EmilyMarkowitz-NOAA commented 5 months ago

Thanks for this, Ned! I just added the edits you've noted above to the AKFIN_LENGTH and AKFIN_SPECIMEN.

Next step is to review offending abundance_haul designations/rules to change which cruises get included in the AKFIN_CRUISES table, and therefore what data are included in these tables. This is discussed in https://github.com/afsc-gap-products/gap_public_data/issues/10.

I'll let @zoyafuso-NOAA close this issue once he reruns the gap_products tables

zoyafuso-NOAA commented 5 months ago

Thanks @Ned-Laman-NOAA and @EmilyMarkowitz-NOAA, I appreciate your help with this issue. When I get back to the states on the 10th, I'll rerun and follow up with @zandjyo. Sorry @zandjyo for the slight delay.

zoyafuso-NOAA commented 5 months ago

Hi @zandjyo

I updated all of the the AKFIN_* tables on the GAP_PRODUCTS schema with @Ned-Laman-NOAA revised SQL code from 8521fcf7986616a692fb556f94bd992abd8d893b. I ran Steve's query from above (in text below) and was able to now get length records from 1982-2023 (sans 2020). Steve, can you compare your records again and get back to us?
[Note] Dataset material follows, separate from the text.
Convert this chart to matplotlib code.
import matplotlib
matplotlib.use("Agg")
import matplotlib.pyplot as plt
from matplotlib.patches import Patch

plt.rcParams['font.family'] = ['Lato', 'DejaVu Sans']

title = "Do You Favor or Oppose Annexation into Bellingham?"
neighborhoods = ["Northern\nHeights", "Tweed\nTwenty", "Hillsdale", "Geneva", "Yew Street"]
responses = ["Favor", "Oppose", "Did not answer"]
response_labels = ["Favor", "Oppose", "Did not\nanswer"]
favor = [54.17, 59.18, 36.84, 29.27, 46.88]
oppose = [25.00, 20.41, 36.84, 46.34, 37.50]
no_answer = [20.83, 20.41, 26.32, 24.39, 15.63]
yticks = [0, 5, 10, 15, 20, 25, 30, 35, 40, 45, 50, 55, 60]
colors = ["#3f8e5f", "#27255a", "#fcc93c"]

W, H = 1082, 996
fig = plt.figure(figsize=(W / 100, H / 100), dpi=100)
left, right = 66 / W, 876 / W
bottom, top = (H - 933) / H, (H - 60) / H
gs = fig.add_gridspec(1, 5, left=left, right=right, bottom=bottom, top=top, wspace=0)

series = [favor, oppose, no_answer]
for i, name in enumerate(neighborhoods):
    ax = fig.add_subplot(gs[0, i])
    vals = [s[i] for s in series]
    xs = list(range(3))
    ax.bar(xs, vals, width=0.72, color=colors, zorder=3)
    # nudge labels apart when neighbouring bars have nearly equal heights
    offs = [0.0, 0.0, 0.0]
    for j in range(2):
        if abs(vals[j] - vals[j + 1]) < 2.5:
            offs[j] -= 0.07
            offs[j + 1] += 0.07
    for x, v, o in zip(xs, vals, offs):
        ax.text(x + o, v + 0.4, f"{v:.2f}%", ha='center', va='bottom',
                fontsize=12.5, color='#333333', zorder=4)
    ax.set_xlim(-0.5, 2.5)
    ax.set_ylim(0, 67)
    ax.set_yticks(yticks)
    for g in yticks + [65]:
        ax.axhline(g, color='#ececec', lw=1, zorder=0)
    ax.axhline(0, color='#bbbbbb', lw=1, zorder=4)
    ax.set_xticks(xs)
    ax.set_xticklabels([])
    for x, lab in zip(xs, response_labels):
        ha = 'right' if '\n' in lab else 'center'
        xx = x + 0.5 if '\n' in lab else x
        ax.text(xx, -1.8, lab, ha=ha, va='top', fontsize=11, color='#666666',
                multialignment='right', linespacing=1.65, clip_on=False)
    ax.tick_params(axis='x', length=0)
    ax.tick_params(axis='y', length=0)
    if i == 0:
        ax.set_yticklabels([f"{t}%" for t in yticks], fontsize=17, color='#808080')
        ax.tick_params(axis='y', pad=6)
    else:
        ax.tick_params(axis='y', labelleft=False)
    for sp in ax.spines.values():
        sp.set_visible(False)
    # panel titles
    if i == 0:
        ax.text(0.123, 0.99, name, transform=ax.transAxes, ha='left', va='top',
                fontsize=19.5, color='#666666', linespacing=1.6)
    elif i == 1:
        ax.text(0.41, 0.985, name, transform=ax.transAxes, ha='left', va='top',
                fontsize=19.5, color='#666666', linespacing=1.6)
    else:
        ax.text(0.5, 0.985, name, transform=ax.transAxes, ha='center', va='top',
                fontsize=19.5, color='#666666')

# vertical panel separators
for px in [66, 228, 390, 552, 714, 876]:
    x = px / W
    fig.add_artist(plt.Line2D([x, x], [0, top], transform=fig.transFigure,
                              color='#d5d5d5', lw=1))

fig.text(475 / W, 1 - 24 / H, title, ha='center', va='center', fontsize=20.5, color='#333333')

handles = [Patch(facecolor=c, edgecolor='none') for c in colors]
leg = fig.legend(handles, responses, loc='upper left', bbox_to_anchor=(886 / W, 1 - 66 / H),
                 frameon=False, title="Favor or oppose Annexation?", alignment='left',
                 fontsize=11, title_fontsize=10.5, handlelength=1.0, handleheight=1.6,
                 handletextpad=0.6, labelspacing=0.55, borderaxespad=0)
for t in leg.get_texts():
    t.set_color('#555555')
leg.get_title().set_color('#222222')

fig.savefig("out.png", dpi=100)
Thanks all!

SELECT GAP_PRODUCTS.AKFIN_LENGTH.SPECIES_CODE, GAP_PRODUCTS.AKFIN_CRUISE.YEAR, SUM(GAP_PRODUCTS.AKFIN_LENGTH.FREQUENCY) AS "SURVEY_LENGTH"

FROM GAP_PRODUCTS.AKFIN_HAUL

INNER JOIN GAP_PRODUCTS.AKFIN_CRUISE ON GAP_PRODUCTS.AKFIN_CRUISE.CRUISEJOIN = GAP_PRODUCTS.AKFIN_HAUL.CRUISEJOIN

INNER JOIN GAP_PRODUCTS.AKFIN_LENGTH ON GAP_PRODUCTS.AKFIN_HAUL.HAULJOIN = GAP_PRODUCTS.AKFIN_LENGTH.HAULJOIN

WHERE GAP_PRODUCTS.AKFIN_CRUISE.SURVEY_DEFINITION_ID IN (98,143) AND GAP_PRODUCTS.AKFIN_LENGTH.SPECIES_CODE IN (21720)
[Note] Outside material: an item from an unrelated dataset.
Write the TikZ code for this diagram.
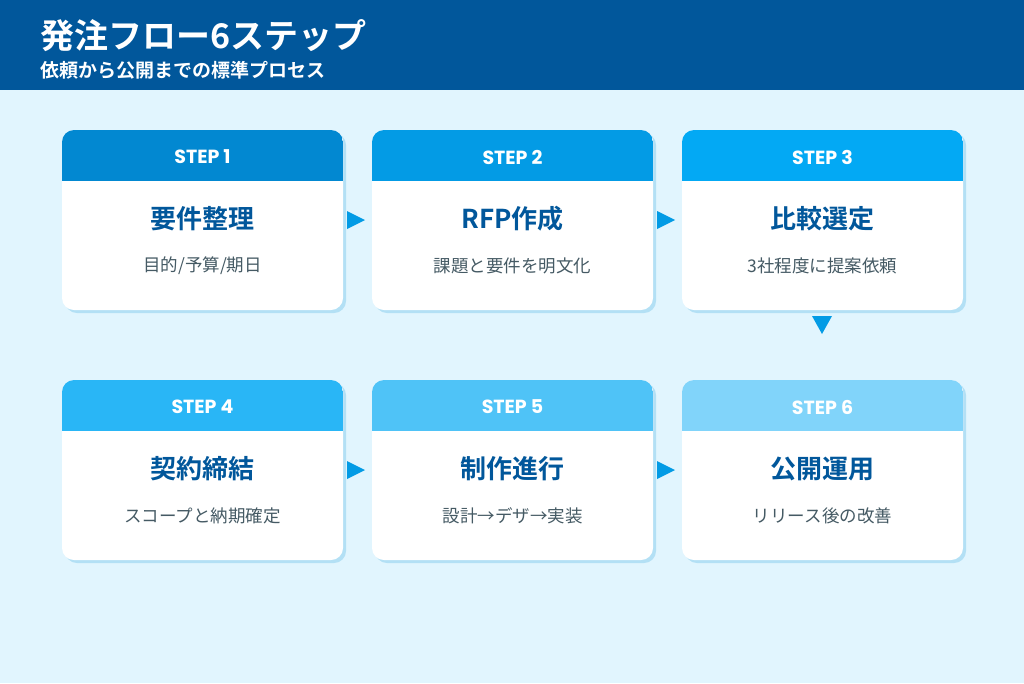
\documentclass[tikz,border=0pt]{standalone}
\usepackage{fontspec}
\newfontfamily\jp{Noto Sans CJK JP}
\newfontfamily\jpb{Noto Sans CJK JP Bold}
\newfontfamily\pop{Poppins}
\definecolor{bg}{HTML}{E1F5FE}
\definecolor{bar}{HTML}{01579B}
\definecolor{shd}{HTML}{B3E0F5}
\definecolor{tt}{HTML}{01579B}
\definecolor{st}{HTML}{455A64}
\definecolor{h1}{HTML}{0288D1}
\definecolor{h2}{HTML}{039BE5}
\definecolor{h3}{HTML}{03A9F4}
\definecolor{h4}{HTML}{29B6F6}
\definecolor{h5}{HTML}{4FC3F7}
\definecolor{h6}{HTML}{81D4FA}
\begin{document}
\begin{tikzpicture}[x=1pt,y=-1pt,
  steplbl/.style={text=white,font=\pop\bfseries\fontsize{19}{19}\selectfont},
  head/.style={text=tt,font=\jpb\fontsize{26}{26}\selectfont},
  sub/.style={text=st,font=\jp\fontsize{17.5}{18}\selectfont}]
\useasboundingbox (0,0) rectangle (1024,683);
\fill[bg] (0,0) rectangle (1024,683);
\fill[bar] (0,0) rectangle (1024,90);
\node[anchor=west,inner sep=0,text=white,font=\jpb\fontsize{34}{34}\selectfont] (title) at (40,36) {発注フロー6ステップ};
\node[anchor=west,inner sep=0,text=white,font=\jpb\fontsize{19}{19}\selectfont] (subtitle) at (40,70) {依頼から公開までの標準プロセス};
\newcommand\card[7]{%
  \fill[shd,rounded corners=12] (#1+3,#2+3) rectangle ++(281,180);
  \fill[white,rounded corners=12] (#1,#2) rectangle ++(281,180);
  \begin{scope}
  \clip[rounded corners=12] (#1,#2) rectangle ++(281,180);
  \fill[#4] (#1,#2) rectangle ++(281,51);
  \end{scope}
  \node[steplbl] (#3s) at (#1+140.5,#2+27) {STEP #5};
  \node[head] (#3h) at (#1+140.5,#2+89) {#6};
  \node[sub] (#3b) at (#1+140.5,#2+136) {#7};
  \coordinate (#3) at (#1,#2);}
\card{62}{130}{c1}{h1}{1}{要件整理}{目的/予算/期日}
\card{372}{130}{c2}{h2}{2}{RFP作成}{課題と要件を明文化}
\card{682}{130}{c3}{h3}{3}{比較選定}{3社程度に提案依頼}
\card{62}{380}{c4}{h4}{4}{契約締結}{スコープと納期確定}
\card{372}{380}{c5}{h5}{5}{制作進行}{設計→デザ→実装}
\card{682}{380}{c6}{h6}{6}{公開運用}{リリース後の改善}
\tikzset{tri/.style={fill=h2}}
\foreach \x/\y in {347/220,657/220,347/470,657/470}
  \fill[tri] (\x,\y-9) -- (\x+18,\y) -- (\x,\y+9) -- cycle;
\fill[tri] (812,316) -- (832,316) -- (822,334) -- cycle;
\end{tikzpicture}
\end{document}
GROUP BY GAP_PRODUCTS.AKFIN_LENGTH.SPECIES_CODE, GAP_PRODUCTS.AKFIN_CRUISE.YEAR

ORDER BY GAP_PRODUCTS.AKFIN_LENGTH.SPECIES_CODE, GAP_PRODUCTS.AKFIN_CRUISE.YEAR

(Edit: adding photo of output from AFSC Oracle -- @EmilyMarkowitz-NOAA) image

zoyafuso-NOAA commented 4 months ago

I'm going to close this issue, I think we've resolved this. If Steve or anyone else comes back to us and it's not fully resolved, we can reopen this issue.